Dear Adam Smith: First Job Interview



Can Adam Smith's advice about language and sympathy help set the novice interviewee at ease?
Dear Mr. Smith,

I just graduated from college, and I am so excited about my first job interview. I’m also a little nervous, too, since the firm seems more formal than my college was. I’d like to make the right impression. Do you have any advice?

 Sincerely,
 Mr. Graduate


Dear Mr. Graduate,

Congratulations on earning your degree and securing your first job interview. What an exciting time! Applying for a new position is always challenging, but I am happy to share the wisdom I’ve gained from decades of experience as a philosopher and as a tutor of other young gentlemen. 

First, during the interview, focus on the topic at hand. If your employer asks about your experience writing for a general audience, do not toy with your tie or launch into a summary of your thesis on quantum mechanics. Just look at her and answer directly. I remember one time, when I was meeting with Mr. Charles Townshend about the position of tutor to his son, I became so excited about my theories that I fell into a noisome tannery pit and had to be hauled out. Although he gave me the position, it was in spite of my distraction.

Second, take some time to understand the culture of your employer. Although we no longer imitate the language of the court, the advice I gave students in my Lectures on Rhetoric and Belles Letters still stands: proper, clear, precise language matters. For instance, if your interviewer asks for a follow-up interview the very next day, graciously accept in a lucid, grammatically correct sentence. Do not reply, “STFU! BRB.” You will only text yourself out of the job.  
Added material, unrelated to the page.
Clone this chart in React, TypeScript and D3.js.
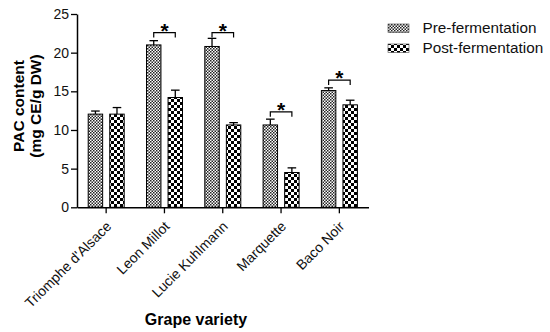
import React, { useEffect, useRef } from 'react'
import * as d3 from 'd3'

const categories = ['Triomphe d\'Alsace', 'Leon Millot', 'Lucie Kuhlmann', 'Marquette', 'Baco Noir']
const seriesNames = ['Pre-fermentation', 'Post-fermentation']
const preValues = [12.05, 21.0, 20.8, 10.65, 15.1]
const preErrors = [0.4, 0.55, 1.05, 0.75, 0.35]
const postValues = [12.05, 14.2, 10.65, 4.5, 13.25]
const postErrors = [0.85, 0.95, 0.3, 0.6, 0.6]
// significance brackets: category index and level (in data units)
const sigIndex = [1, 2, 3, 4]
const sigLevel = [22.6, 22.6, 12.35, 16.45]
const yTicks = [0, 5, 10, 15, 20, 25]

const FONT = '"Liberation Sans", Arial, Helvetica, sans-serif'

const App = () => {
  const ref = useRef(null)

  useEffect(() => {
    const svg = d3.select(ref.current)
    svg.selectAll('*').remove()

    const margin = { top: 14, left: 77, right: 181.5, bottom: 124.7 }
    const width = 550
    const height = 332
    const innerRight = width - margin.right
    const innerBottom = height - margin.bottom

    // patterns
    const defs = svg.append('defs')
    const fine = 1.5
    const pFine = defs.append('pattern').attr('id', 'pre').attr('patternUnits', 'userSpaceOnUse')
      .attr('width', fine * 2).attr('height', fine * 2)
    pFine.append('rect').attr('width', fine * 2).attr('height', fine * 2).attr('fill', '#fff')
    pFine.append('rect').attr('width', fine).attr('height', fine).attr('fill', '#222')
    pFine.append('rect').attr('x', fine).attr('y', fine).attr('width', fine).attr('height', fine).attr('fill', '#222')

    const big = 3
    const pBig = defs.append('pattern').attr('id', 'post').attr('patternUnits', 'userSpaceOnUse')
      .attr('width', big * 2).attr('height', big * 2)
    pBig.append('rect').attr('width', big * 2).attr('height', big * 2).attr('fill', '#fff')
    pBig.append('rect').attr('width', big).attr('height', big).attr('fill', '#000')
    pBig.append('rect').attr('x', big).attr('y', big).attr('width', big).attr('height', big).attr('fill', '#000')

    const fills = ['url(#pre)', 'url(#post)']

    const x0 = d3.scaleBand().domain(categories).range([margin.left, innerRight]).padding(0)
    const x1 = d3.scaleBand().domain(seriesNames).range([11.2, 47.2]).paddingInner(0.33)
    const y = d3.scaleLinear().domain([0, 25]).range([innerBottom, margin.top])

    const values = [preValues, postValues]
    const errors = [preErrors, postErrors]

    const g = svg.append('g')

    // bars
    seriesNames.forEach((s, si) => {
      categories.forEach((c, ci) => {
        const bx = x0(c) + x1(s)
        const v = values[si][ci]
        const e = errors[si][ci]
        const cx = bx + x1.bandwidth() / 2
        // error bar
        g.append('line').attr('x1', cx).attr('x2', cx).attr('y1', y(v)).attr('y2', y(v + e))
          .attr('stroke', '#000').attr('stroke-width', 1.3)
        g.append('line').attr('x1', cx - 4.3).attr('x2', cx + 4.3).attr('y1', y(v + e)).attr('y2', y(v + e))
          .attr('stroke', '#000').attr('stroke-width', 1.3)
        g.append('rect')
          .attr('x', bx).attr('y', y(v))
          .attr('width', x1.bandwidth()).attr('height', y(0) - y(v))
          .attr('fill', fills[si]).attr('stroke', '#000').attr('stroke-width', 1)
      })
    })

    // significance brackets
    sigIndex.forEach((ci, i) => {
      const c = categories[ci]
      const xa = x0(c) + x1(seriesNames[0]) + x1.bandwidth() / 2
      const xb = x0(c) + x1(seriesNames[1]) + x1.bandwidth() / 2
      const yl = y(sigLevel[i])
      g.append('path')
        .attr('d', `M${xa},${yl + 5}V${yl}H${xb}V${yl + 5}`)
        .attr('fill', 'none').attr('stroke', '#000').attr('stroke-width', 1.2)
      g.append('text')
        .attr('x', (xa + xb) / 2).attr('y', yl + 5)
        .attr('text-anchor', 'middle')
        .attr('font-family', FONT).attr('font-size', 21).attr('font-weight', 'bold')
        .text('*')
    })

    // y axis
    const yAxis = svg.append('g')
      .attr('transform', `translate(${margin.left},0)`)
      .call(d3.axisLeft(y).tickValues(yTicks).tickSize(6).tickPadding(2).tickSizeOuter(0))
    yAxis.select('.domain').attr('stroke-width', 1.5)
    yAxis.selectAll('.tick line').attr('stroke-width', 1.3)
    yAxis.selectAll('text').attr('font-family', FONT).attr('font-size', 14).attr('fill', '#111')

    // x axis
    const xAxis = svg.append('g')
      .attr('transform', `translate(0,${innerBottom})`)
      .call(d3.axisBottom(x0).tickSize(6).tickSizeOuter(0))
    xAxis.select('.domain').attr('stroke-width', 1.5)
    xAxis.selectAll('.tick line').attr('stroke-width', 1.3)
    xAxis.selectAll('text')
      .attr('font-family', FONT).attr('font-size', 14).attr('fill', '#111')
      .attr('text-anchor', 'end')
      .attr('y', 0).attr('dy', 0)
      .attr('transform', 'translate(6,20) rotate(-45)')

    // axis titles
    svg.append('text')
      .attr('x', 196).attr('y', 325)
      .attr('text-anchor', 'middle')
      .attr('font-family', FONT).attr('font-size', 16).attr('font-weight', 'bold')
      .text('Grape variety')

    const yt = svg.append('text')
      .attr('transform', 'translate(0,106) rotate(-90)')
      .attr('text-anchor', 'middle')
      .attr('font-family', FONT).attr('font-size', 15.5).attr('font-weight', 'bold')
    yt.append('tspan').attr('x', 0).attr('y', 24).text('PAC content')
    yt.append('tspan').attr('x', 0).attr('y', 41).text('(mg CE/g DW)')

    // legend
    const legend = svg.append('g').attr('transform', 'translate(388,24)')
    seriesNames.forEach((s, si) => {
      legend.append('rect')
        .attr('x', 0).attr('y', si * 20).attr('width', 21).attr('height', 8.5)
        .attr('fill', fills[si]).attr('stroke', '#444').attr('stroke-width', 0.6)
      legend.append('text')
        .attr('x', 34.5).attr('y', si * 20 + 8.7)
        .attr('font-family', FONT).attr('font-size', 15.3).attr('fill', '#111')
        .text(s)
    })
  }, [])

  return (
    <svg
      ref={ref}
      width={550}
      height={332}
      style={{ position: 'absolute', left: 0, top: 0, background: '#fff' }}
    />
  )
}

export default App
Third, present yourself confidently. Avoid arrogance or pride, which is off-putting. I remember one famous gentleman of my time, Dr. Johnson, who habitually dismissed anyone he considered inferior, haranguing poor actresses and insulting visiting philosophers. It was unpleasant (and he remained relatively poor, despite his admirers). On the other hand, do not present yourself as less than you really are. Your potential employer will not respect a man who does not respect himself.  

In short, as I explain in The Theory of Moral Sentiments

"That degree of self-estimation, therefore, which contributes most to the happiness and contentment of the person himself, seems likewise most agreeable to the impartial spectator. The man who esteems himself as he ought, and no more than he ought, seldom fails to obtain from other people all the esteem that he himself thinks due." (VI.iii.50)

Sometimes practicing this self-command is as important as knowing how to do the job.

Best wishes to you in your job search.

Yours in fellow-feeling,

Mr. Smith



Editor's Note: Letters to the "Dear Adam Smith" column are not, of course answered by Adam Smith. He died in 1790. Letters are answered by Sarah Skwire, Caroline Breashears, and Janet Bufton. Advice is for the purposes of amusement and education about Smith's thought. We do our best, but caveat emptor and follow our advice at your own risk.